The entire pipeline from frame capture to alert display takes under 200ms in typical conditions. The operator sees a detection alert within a fraction of a second of the drone passing over the target. Compare this to the manual approach, where the operator must notice a person in a continuous video stream while simultaneously monitoring other instruments — and where "noticing" depends on sustained human attention that degrades measurably after 20 minutes.

What We Don't Do Yet

Honest engineering requires stating limitations clearly.

Thermal and infrared detection. The current system uses the ANAFI's visible-spectrum camera only. Thermal imaging would dramatically improve detection of people in vegetation, at night, and in low-contrast environments. It requires different hardware (a thermal camera payload) and a different model (trained on thermal imagery, where a person's heat signature is the primary feature). This is planned but not yet implemented.
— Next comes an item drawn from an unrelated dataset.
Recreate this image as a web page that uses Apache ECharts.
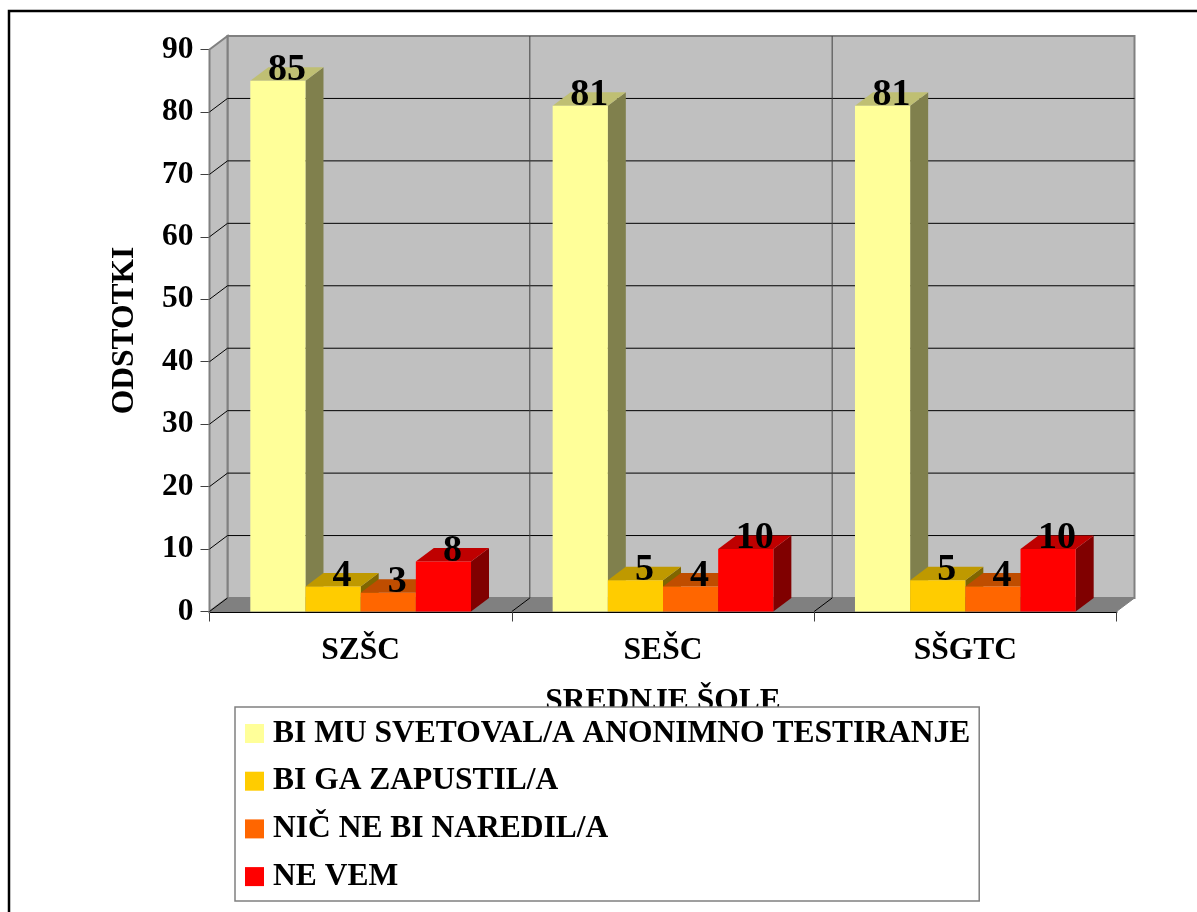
<!DOCTYPE html>
<html><head><meta charset="utf-8">
<style>html,body{margin:0;padding:0;background:#fff}#c{width:1197px;height:912px}</style>
<script src="https://cdn.jsdelivr.net/npm/echarts@6/dist/echarts.min.js"></script>
</head><body><div id="c"></div>
<script>
const categories = ['SZŠC','SEŠC','SŠGTC'];
const svetoval = [85,81,81];
const zapustil = [4,5,5];
const nicNeBi = [3,4,4];
const neVem = [8,10,10];
const seriesNames = ['BI MU SVETOVAL/A ANONIMNO TESTIRANJE','BI GA ZAPUSTIL/A','NIČ NE BI NAREDIL/A','NE VEM'];
const seriesValues = [svetoval,zapustil,nicNeBi,neVem];
const yMax = 90, yStep = 10;
const faces = [
  {front:'#FFFF99',top:'#BFBF73',side:'#80804D'},
  {front:'#FFCC00',top:'#BF9900',side:'#806600'},
  {front:'#FF6600',top:'#BF4D00',side:'#803300'},
  {front:'#FF0000',top:'#BF0000',side:'#800000'}
];
const DX = 18, DY = -13.5, FONT = 'Liberation Serif', FS = 31.5;
const GROUP = 0.73;
const L = 209.5, R = 1116.5, T = 49.5, B = 611.5;

function wall(params, api){
  const c = params.coordSys, x0=c.x, x1=c.x+c.width, y0=c.y, y1=c.y+c.height;
  const kids = [];
  const poly=(pts,fill,stroke,lw)=>kids.push({type:'polygon',shape:{points:pts},style:{fill:fill,stroke:stroke||null,lineWidth:lw||0},silent:true});
  const line=(a,b,col,lw)=>kids.push({type:'line',shape:{x1:a[0],y1:a[1],x2:b[0],y2:b[1]},style:{stroke:col,lineWidth:lw||1},silent:true});
  poly([[x0+DX,y0+DY],[x1+DX,y0+DY],[x1+DX,y1+DY],[x0+DX,y1+DY]],'#C0C0C0','#808080',2);
  poly([[x0,y0],[x0+DX,y0+DY],[x0+DX,y1+DY],[x0,y1]],'#C0C0C0','#808080',2);
  poly([[x0,y1],[x0+DX,y1+DY],[x1+DX,y1+DY],[x1,y1]],'#808080','#808080',1);
  for(let v=yStep;v<yMax;v+=yStep){
    const y=api.coord([0,v])[1];
    line([x0,y],[x0+DX,y+DY],'#000');
    line([x0+DX,y+DY],[x1+DX,y+DY],'#000');
  }
  const catW=c.width/categories.length;
  for(let i=1;i<categories.length;i++){
    const x=x0+catW*i;
    line([x,y1],[x+DX,y1+DY],'#000');
    line([x+DX,y1+DY],[x+DX,y0+DY],'#404040');
  }
  line([x0,y1],[x0+DX,y1+DY],'#000');
  return {type:'group',children:kids};
}
function barRenderer(si){
  return function(params, api){
    const cat=api.value(0), v=api.value(1);
    const catW=api.size([1,0])[0], gw=catW*GROUP, bw=gw/seriesNames.length;
    const c0=api.coord([cat,0]);
    const xl=c0[0]-gw/2+si*bw, xr=xl+bw, yb=c0[1], yt=api.coord([cat,v])[1];
    const f=faces[si];
    return {type:'group',children:[
      {type:'polygon',shape:{points:[[xr,yb],[xr+DX,yb+DY],[xr+DX,yt+DY],[xr,yt]]},style:{fill:f.side}},
      {type:'polygon',shape:{points:[[xl,yt],[xl+DX,yt+DY],[xr+DX,yt+DY],[xr,yt]]},style:{fill:f.top}},
      {type:'rect',shape:{x:xl,y:yt,width:bw,height:yb-yt},style:{fill:f.front}},
      {type:'text',z2:100,style:{text:String(v),x:(xl+xr)/2+9,y:yt+8.5,align:'center',verticalAlign:'bottom',fill:'#000',font:'bold 38px "'+FONT+'"'}}
    ]};
  };
}
const series=[{type:'custom',name:'wall',renderItem:wall,data:[[0,0]],silent:true,z:1,clip:false,encode:{x:0,y:1}}];
seriesNames.forEach((n,si)=>{
  series.push({type:'custom',name:n,renderItem:barRenderer(si),clip:false,z:2,itemStyle:{color:faces[si].front},
    encode:{x:0,y:1},data:categories.map((_,i)=>[i,seriesValues[si][i]])});
});
const chart=echarts.init(document.getElementById('c'),null,{renderer:'canvas'});
chart.setOption({
  animation:false,backgroundColor:'#fff',
  grid:{left:L,right:1197-R,top:T,bottom:912-B,containLabel:false},
  xAxis:{type:'category',data:categories,
    name:'SREDNJE ŠOLE',nameLocation:'middle',nameGap:74,
    nameTextStyle:{fontFamily:FONT,fontWeight:'bold',fontSize:FS,color:'#000'},
    axisLine:{show:true,lineStyle:{color:'#000',width:2}},
    axisTick:{show:true,alignWithLabel:false,length:10,lineStyle:{color:'#404040',width:1}},
    axisLabel:{fontFamily:FONT,fontWeight:'bold',fontSize:FS,color:'#000',margin:23},
    splitLine:{show:false}},
  yAxis:{type:'value',min:0,max:yMax,interval:yStep,
    name:'ODSTOTKI',nameLocation:'middle',nameGap:69,nameRotate:90,
    nameTextStyle:{fontFamily:FONT,fontWeight:'bold',fontSize:FS,color:'#000'},
    axisLine:{show:true,lineStyle:{color:'#404040',width:1}},
    axisTick:{show:true,length:9,lineStyle:{color:'#404040',width:1}},
    axisLabel:{fontFamily:FONT,fontWeight:'bold',fontSize:FS,color:'#000',margin:16},
    splitLine:{show:false}},
  legend:{data:seriesNames,orient:'vertical',left:235,top:707,align:'left',
    backgroundColor:'#fff',borderColor:'#808080',borderWidth:1.5,padding:[10.5,9,8.5,10],
    icon:'rect',itemWidth:19,itemHeight:19,itemGap:15.7,z:10,selectedMode:false,
    textStyle:{fontFamily:FONT,fontWeight:'bold',fontSize:FS,lineHeight:32,color:'#000',padding:[0,0,0,4]}},
  series:series,
  graphic:[{type:'rect',z:20,silent:true,shape:{x:9,y:11,width:1300,height:1100},style:{fill:'none',stroke:'#000',lineWidth:2.5}}]
});
</script></body></html>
Night operation. The visible-spectrum camera is useless in darkness, and VIO degrades severely in low light because feature tracking requires visible texture. Night SAR operations are among the most critical scenarios — a person lost after dark is in increasing danger — and our current system cannot address them. Thermal integration is the path forward, combined with active illumination for VIO.

Dense canopy penetration. Visible light does not penetrate leaves. A person under forest canopy is invisible to a camera flying above. Lower altitude helps in some cases (gaps in the canopy), but dense deciduous or coniferous forest is effectively opaque from above. This is a physics problem, not a software problem. LiDAR and thermal are partial mitigations but not complete solutions.

Prone or partially buried subjects. The COCO-trained model performs best on upright, fully visible humans. A person lying face-down in tall grass, partially buried in rubble, or curled in a fetal position may not match the training distribution well enough to trigger a confident detection. Fine-tuning the model on SAR-specific imagery (drone-perspective, varied poses, partial occlusion) would improve performance, but we have not yet assembled a large enough training dataset for this.

These are not disclaimers buried in fine print. They are the honest boundaries of what the current system can and cannot do. Every SAR tool has limitations. The question is whether, within its operational envelope, it performs better than the alternative — which is a fatigued human watching a video feed. Within that envelope, it does.